Semanın sonsuz ufuklarından merhamet görmek umuduyla yerdekilere merhamet etmek için, hiç yoktan var edilip insan olma lutfuna bin teşekkür sunmak için; hizmeti nimet bilerek, Allah için vermeyi eşsiz bir fırsat bilerek hayır yarışlarının yapıldığı, sevgi pınarlarının taştığı, şefkat kanatlarının açıldığı yerdir bu okul.
İyilik ve güzellik adına elinde avucunda ne varsa, ondan mahrumlara, yoksullara bir teşekkür tavrıyla ikram ederek Hakk’ın rızasının arandığı yerdir bu okul.
Bu okulun kurucuları; erdemi paylaşımda bulan gönül erleridir.
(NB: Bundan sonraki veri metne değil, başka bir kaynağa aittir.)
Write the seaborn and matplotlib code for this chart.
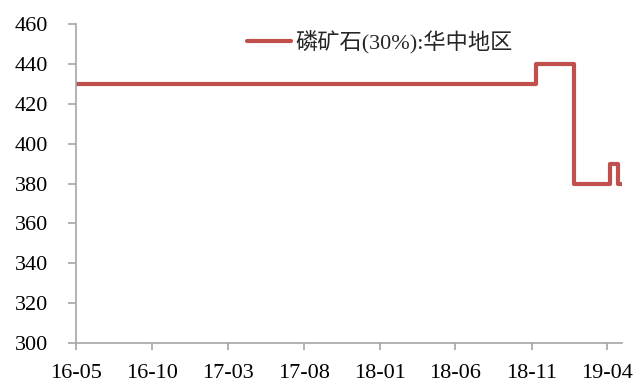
import seaborn as sns
import matplotlib.pyplot as plt
import pandas as pd

# breakpoints of the step series (value holds until next date)
dates = ['2016-05-01', '2018-11-09', '2019-01-24', '2019-04-07', '2019-04-23', '2019-05-01']
prices = [430, 440, 380, 390, 380, 380]
label = '磷矿石(30%):华中地区'

tick_dates = pd.date_range('2016-05-01', periods=8, freq='5MS')
tick_labels = ['16-05', '16-10', '17-03', '17-08', '18-01', '18-06', '18-11', '19-04']

sns.set_style('white')
plt.rcParams['font.family'] = ['Liberation Serif', 'Noto Sans CJK SC']

df = pd.DataFrame({'date': pd.to_datetime(dates), 'price': prices})

fig = plt.figure(figsize=(6.36, 3.83), dpi=100)
fig.subplots_adjust(left=0.1195, right=0.978, bottom=0.1044, top=0.937)
ax = plt.axes()

sns.lineplot(data=df, x='date', y='price', drawstyle='steps-post', color='#c0504d',
             linewidth=3, label=label, ax=ax)

ax.set_xlim(pd.Timestamp('2016-05-01'), pd.Timestamp('2019-05-01'))
ax.set_ylim(300, 460)
ax.set_yticks(range(300, 461, 20))
ax.set_xticks(tick_dates)
ax.set_xticklabels(tick_labels)
ax.tick_params(axis='both', labelsize=16, labelcolor='black', color='#a6a6a6',
               width=1.2, direction='out', bottom=True, left=True)
ax.tick_params(axis='x', length=5, pad=10)
ax.tick_params(axis='y', length=6, pad=14)
for s in ['top', 'right']:
    ax.spines[s].set_visible(False)
for s in ['left', 'bottom']:
    ax.spines[s].set_color('#a6a6a6')
    ax.spines[s].set_linewidth(1.2)
ax.set_xlabel('')
ax.set_ylabel('')

ax.legend(loc='upper left', bbox_to_anchor=(0.276, 1.045), frameon=False, fontsize=16,
          handlelength=2.0, handletextpad=0.2)

plt.savefig('out.png', dpi=100)
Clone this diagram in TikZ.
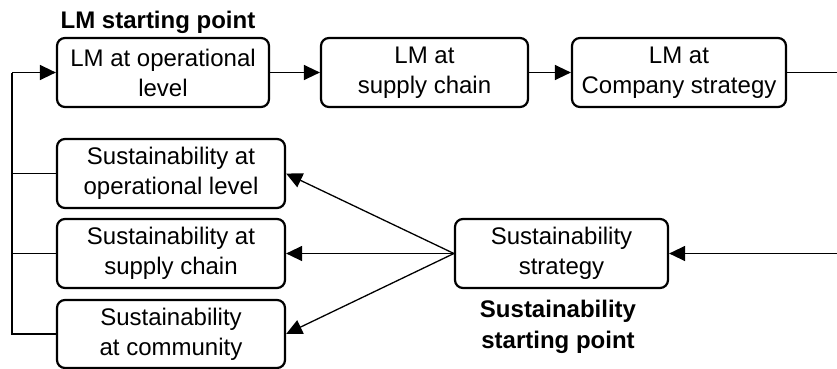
\documentclass[tikz,border=0pt]{standalone}
\usepackage{fontspec}
\setmainfont{Liberation Sans}
\usetikzlibrary{arrows.meta}
\begin{document}
\begin{tikzpicture}[x=1pt,y=-1pt,
  box/.style={draw, line width=2.2pt, rounded corners=8pt, inner sep=0pt,
    align=center, minimum height=69pt, font=\fontsize{24}{30}\selectfont},
  tag/.style={align=center, font=\bfseries\fontsize{24}{31}\selectfont},
  link/.style={line width=1.3pt},
  arr/.style={link, -{Triangle[length=16pt,width=15pt]}}]
\useasboundingbox (0,0) rectangle (837,369);
% lean manufacturing row
\node[box, minimum width=212pt] (lmop) at (163,72.5) {LM at operational\\level};
\node[box, minimum width=207pt] (lmsc) at (424.5,72.5) {LM at\\supply chain};
\node[box, minimum width=214pt] (lmcs) at (679,72.5) {LM at\\Company strategy};
% sustainability column
\node[box, minimum width=228pt] (susop) at (171,173.5) {Sustainability at\\operational level};
\node[box, minimum width=228pt] (sussc) at (171,253.5) {Sustainability at\\supply chain};
\node[box, minimum width=228pt, minimum height=68pt] (suscom) at (171,334) {Sustainability\\at community};
\node[box, minimum width=213pt] (susst) at (561.5,253.5) {Sustainability\\strategy};
% starting point labels
\node[tag] (lmstart) at (158,22) {LM starting point};
\node[tag] (susstart) at (558,327) {Sustainability\\starting point};
% return path coordinates
\coordinate (rtop) at (848,72.5);
\coordinate (rbot) at (848,253.5);
\coordinate (ltop) at (12,72.5);
\coordinate (lbot) at (12,334);
% connectors
\draw[arr] (lmop) -- (lmsc);
\draw[arr] (lmsc) -- (lmcs);
\draw[link] (lmcs.east) -- (rtop) -- (rbot);
\draw[arr] (rbot) -- (susst.east);
\draw[arr] (susst.west) -- (susop.east);
\draw[arr] (susst.west) -- (sussc.east);
\draw[arr] (susst.west) -- (suscom.east);
\draw[link] (susop.west) -- (susop.west -| ltop);
\draw[link] (sussc.west) -- (sussc.west -| ltop);
\draw[link] (suscom.west) -- (lbot) -- (ltop);
\draw[arr] (ltop) -- (lmop.west);
\end{tikzpicture}
\end{document}
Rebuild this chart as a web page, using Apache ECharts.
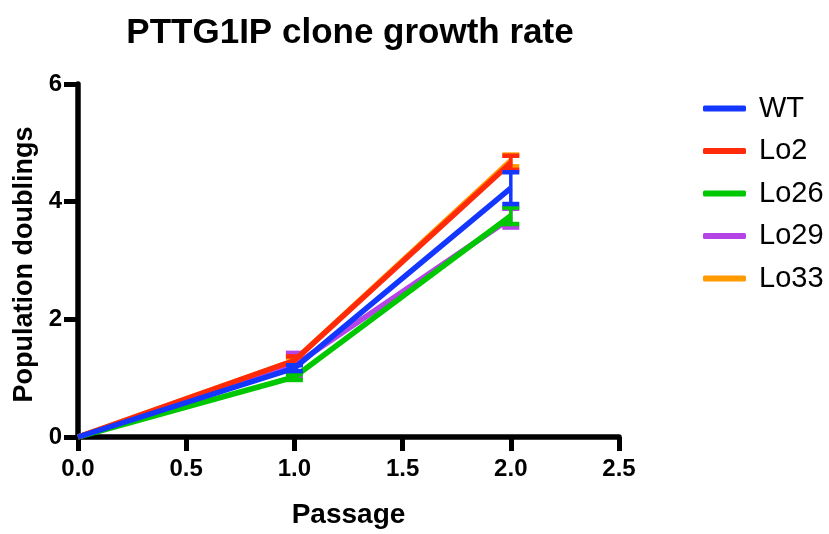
<!DOCTYPE html>
<html><head><meta charset="utf-8">
<script src="https://cdn.jsdelivr.net/npm/echarts@6/dist/echarts.min.js"></script>
<style>html,body{margin:0;padding:0;background:#fff}#c{width:829px;height:534px}</style>
</head><body><div id="c"></div>
<script>
const passages = [0, 1, 2];
const groups = ['WT', 'Lo2', 'Lo26', 'Lo29', 'Lo33'];
const meanWT = [0, 1.17, 4.23];
const meanLo2 = [0, 1.30, 4.66];
const meanLo26 = [0, 1.02, 3.76];
const meanLo29 = [0, 1.22, 3.72];
const meanLo33 = [0, 1.30, 4.70];
const errWT = [0, 0.05, 0.27];
const errLo2 = [0, 0.07, 0.12];
const errLo26 = [0, 0.05, 0.14];
const errLo29 = [0, 0.21, 0.16];
const errLo33 = [0, 0.05, 0.10];
const xTicks = [0, 0.5, 1.0, 1.5, 2.0, 2.5];
const yTicks = [0, 2, 4, 6];

const colors = {WT:'#1437ff', Lo2:'#ff2a0a', Lo26:'#00c800', Lo29:'#b444e6', Lo33:'#ff9a00'};
const means = {WT:meanWT, Lo2:meanLo2, Lo26:meanLo26, Lo29:meanLo29, Lo33:meanLo33};
const errs = {WT:errWT, Lo2:errLo2, Lo26:errLo26, Lo29:errLo29, Lo33:errLo33};
const FONT = 'Arial, "Liberation Sans", Helvetica, sans-serif';

const series = [];
// draw in reverse order so WT ends on top
groups.slice().reverse().forEach((g, i) => {
  const z = 2 + i;
  series.push({
    name: g, type: 'line', z: z,
    data: passages.map((p, k) => [p, means[g][k]]),
    showSymbol: false, symbol: 'none',
    lineStyle: {color: colors[g], width: 5.5},
    itemStyle: {color: colors[g]},
    animation: false
  });
  series.push({
    name: g, type: 'custom', z: z,
    itemStyle: {color: colors[g]},
    data: passages.map((p, k) => [p, means[g][k], errs[g][k]]).filter(d => d[2] > 0),
    renderItem: function(params, api) {
      const x = api.value(0), m = api.value(1), e = api.value(2);
      const hi = api.coord([x, m + e]), lo = api.coord([x, m - e]);
      const w = 8.5;
      const st = {stroke: colors[g], lineWidth: 3.5};
      return {type: 'group', children: [
        {type: 'line', shape: {x1: hi[0], y1: hi[1], x2: lo[0], y2: lo[1]}, style: st},
        {type: 'line', shape: {x1: hi[0]-w, y1: hi[1], x2: hi[0]+w, y2: hi[1]}, style: {stroke: colors[g], lineWidth: 4.5}},
        {type: 'line', shape: {x1: lo[0]-w, y1: lo[1], x2: lo[0]+w, y2: lo[1]}, style: {stroke: colors[g], lineWidth: 4.5}}
      ]};
    },
    silent: true
  });
});

const chart = echarts.init(document.getElementById('c'), null, {renderer: 'canvas'});
chart.setOption({
  animation: false,
  backgroundColor: '#fff',
  title: {
    text: 'PTTG1IP clone growth rate', left: 345, top: 11, textAlign: 'center',
    textStyle: {fontFamily: FONT, fontWeight: 'bold', fontSize: 35, color: '#000'}
  },
  legend: {
    data: groups.map(g => ({name: g, itemStyle: {color: colors[g]}})),
    orient: 'vertical', left: 698, top: 89,
    itemWidth: 43, itemHeight: 6, itemGap: 13.5, icon: 'roundRect',
    textStyle: {fontFamily: FONT, fontSize: 29, color: '#000', padding: [0, 0, 0, 8]}
  },
  grid: {left: 78, top: 84, width: 541, height: 358, containLabel: false},
  xAxis: {
    type: 'value', min: 0, max: 2.5, interval: 0.5,
    name: 'Passage', nameLocation: 'middle', nameGap: 64,
    nameTextStyle: {fontFamily: FONT, fontWeight: 'bold', fontSize: 28, color: '#000'},
    axisLine: {lineStyle: {color: '#000', width: 5.5}},
    axisTick: {show: true, length: 14, lineStyle: {color: '#000', width: 5}},
    axisLabel: {fontFamily: FONT, fontWeight: 'bold', fontSize: 24, color: '#000', margin: 20,
      formatter: v => v.toFixed(1)},
    splitLine: {show: false}
  },
  yAxis: {
    type: 'value', min: 0, max: 6, interval: 2,
    name: 'Population doublings', nameLocation: 'middle', nameGap: 38,
    nameTextStyle: {fontFamily: FONT, fontWeight: 'bold', fontSize: 27, color: '#000', padding: [0, 8, 0, 0]},
    axisLine: {lineStyle: {color: '#000', width: 5.5}},
    axisTick: {show: true, length: 14, lineStyle: {color: '#000', width: 5}},
    axisLabel: {fontFamily: FONT, fontWeight: 'bold', fontSize: 24, color: '#000', margin: 16},
    splitLine: {show: false}
  },
  series: series
});
</script></body></html>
Tebrikler onlara… bin tebrik, yüz bin tebrik azdır bu diğergam bülbüllere.
Boynu bükük, dili suskun bir çiçeği; hocasına hediye ederek, aziz olmanın yollarında Hüdâ’ya giden kapılara varan erdemliler hatırına, burada; boynu bükükler, madde ve mana yoksulu suskunlar, bir köşede unutulmuşlar, kimseden bir tebessüm görmemiş kimsesizler, el üstünde tutulur. 
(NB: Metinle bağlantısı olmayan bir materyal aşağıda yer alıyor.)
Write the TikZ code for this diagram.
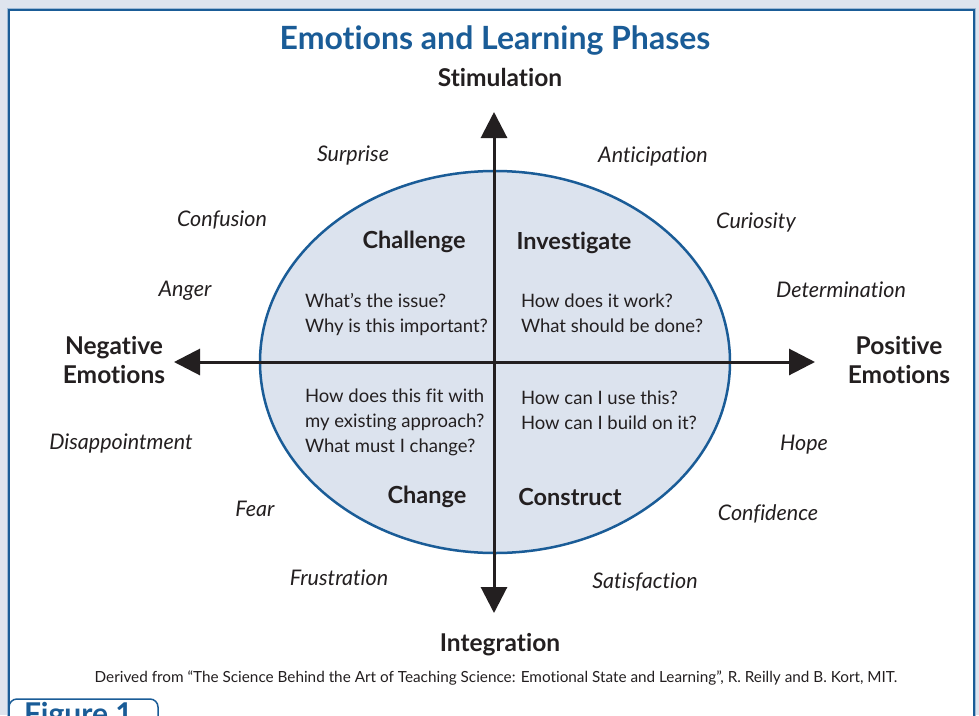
\documentclass[tikz,border=0pt]{standalone}
\usepackage{fontspec}
\setmainfont{Lato}[Ligatures=NoCommon]
\usetikzlibrary{arrows.meta}

\definecolor{panelbg}{HTML}{DEE4EE}
\definecolor{framelight}{HTML}{9DB9D6}
\definecolor{navy}{HTML}{1A5C97}
\definecolor{ink}{HTML}{231F20}
\definecolor{ellfill}{HTML}{DCE3EE}

\begin{document}
\begin{tikzpicture}[x=1pt,y=-1pt,
  every node/.style={inner sep=0pt,outer sep=0pt,text=ink},
  emotion/.style={font=\fontsize{21.5}{25}\selectfont\itshape,anchor=base},
  axislabel/.style={font=\fontsize{24.5}{29}\selectfont\bfseries,anchor=base,align=center},
  phase/.style={font=\fontsize{23.5}{27}\selectfont\bfseries,anchor=base},
  question/.style={font=\fontsize{18.5}{25}\selectfont,anchor=base west,align=left},
  axis/.style={line width=3pt,draw=ink,{Triangle[length=26pt,width=26pt]}-{Triangle[length=26pt,width=26pt]}}
]
% page area
\useasboundingbox (0,0) rectangle (979,715);
\clip (0,0) rectangle (979,715);
\fill[panelbg] (0,0) rectangle (979,715);

% white panel with its double frame
\fill[white] (9,9.5) rectangle (974,730);
\draw[framelight,line width=1pt] (7.5,8) -- (975.5,8) -- (975.5,730);
\draw[framelight,line width=1pt] (7.5,8) -- (7.5,730);
\draw[navy,line width=2pt] (9,730) -- (9,9.5) -- (974,9.5) -- (974,730);

% title
\node[font=\fontsize{32}{36}\selectfont\bfseries,text=navy,anchor=base] (title) at (495,49) {Emotions and Learning Phases};

% phase ellipse
\draw[navy,fill=ellfill,line width=2.5pt] (495,362) ellipse [x radius=235,y radius=191];

% axes
\coordinate (top) at (494,112);
\coordinate (bottom) at (494,613);
\coordinate (left) at (174,362);
\coordinate (right) at (815,362);
\draw[axis] (bottom) -- (top);
\draw[axis] (left) -- (right);

% axis labels (base anchor sits on the last line)
\node[axislabel] (stim) at (500,86) {Stimulation};
\node[axislabel] (integ) at (500,651) {Integration};
\node[axislabel] (neg) at (114,383) {Negative\\Emotions};
\node[axislabel] (pos) at (899,383) {Positive\\Emotions};

% phase names
\node[phase] (challenge) at (414,248) {Challenge};
\node[phase] (investigate) at (574,249) {Investigate};
\node[phase] (change) at (427,503) {Change};
\node[phase] (construct) at (570,505) {Construct};

% guiding questions (base anchor sits on the last line)
\node[question] (q1) at (305,332) {What's the issue?\\Why is this important?};
\node[question] (q2) at (521,332) {How does it work?\\What should be done?};
\node[question] (q3) at (305,452) {How does this fit with\\my existing approach?\\What must I change?};
\node[question] (q4) at (521,429) {How can I use this?\\How can I build on it?};

% emotions
\node[emotion] (surprise) at (353,161) {Surprise};
\node[emotion] (anticipation) at (653,162) {Anticipation};
\node[emotion] (confusion) at (222,226) {Confusion};
\node[emotion] (curiosity) at (756,228) {Curiosity};
\node[emotion] (anger) at (185,296) {Anger};
\node[emotion] (determination) at (841,297) {Determination};
\node[emotion] (disappointment) at (121,449) {Disappointment};
\node[emotion] (hope) at (804,450) {Hope};
\node[emotion] (fear) at (255,516) {Fear};
\node[emotion] (confidence) at (768,520) {Confidence};
\node[emotion] (frustration) at (339,585) {Frustration};
\node[emotion] (satisfaction) at (645,588) {Satisfaction};

% source note
\node[font=\fontsize{15.3}{18}\selectfont,anchor=base] (source) at (496,682)
  {Derived from ``The Science Behind the Art of Teaching Science: Emotional State and Learning'', R. Reilly and B. Kort, MIT.};

% figure tab
\draw[navy,fill=white,line width=1.5pt,rounded corners=8pt] (9,740) -- (9,699) -- (158,699) -- (158,740);
\node[font=\fontsize{30}{34}\selectfont\bfseries,text=navy,anchor=base west] (figtab) at (24,724) {Figure 1};
\end{tikzpicture}
\end{document}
Bu okulda; kanadı kırık bir kuş gibi gönlü yaralı muhtaçlar, nezaketle karşılanır. Onların muhtaçlıkları, Hakk’ın bahşettiği bir hizmet fırsatı ve minnet vesilesi bilinir.
Bu okula almak için gelen muhterem acizler de, vermek için koşan merhamet erleri de azizdir. 
Bu okulun kapısına gelenler, izzetle girerler; gidenler izzetle giderler.
Buraya gönül verenler, fani dünyanın gelgeç sevdalarına asla aldanmazlar. Fani hayatlarından sonra da mazi olmazlar. İlâhî rahmette ebedîleşir, Ukba âleminde kendilerine sunulan sayılmaz nimetin sofrasında huzur bulurlar.
Yolunu bu okula çıkarıp, yüzünü bu okulun kapısına sürenlerin avuçlarına kimsesizlerin duası rahmet olup yağar ve umut olup taşar:
Bu okuldan feyz alıp bedelsizce alın terini paylaşanlar, ömürlerinde fakirlik görmesinler. İmanlarını kurtarmadıkça ölmesinler. Öleceklerini bilsinler ve haber versinler.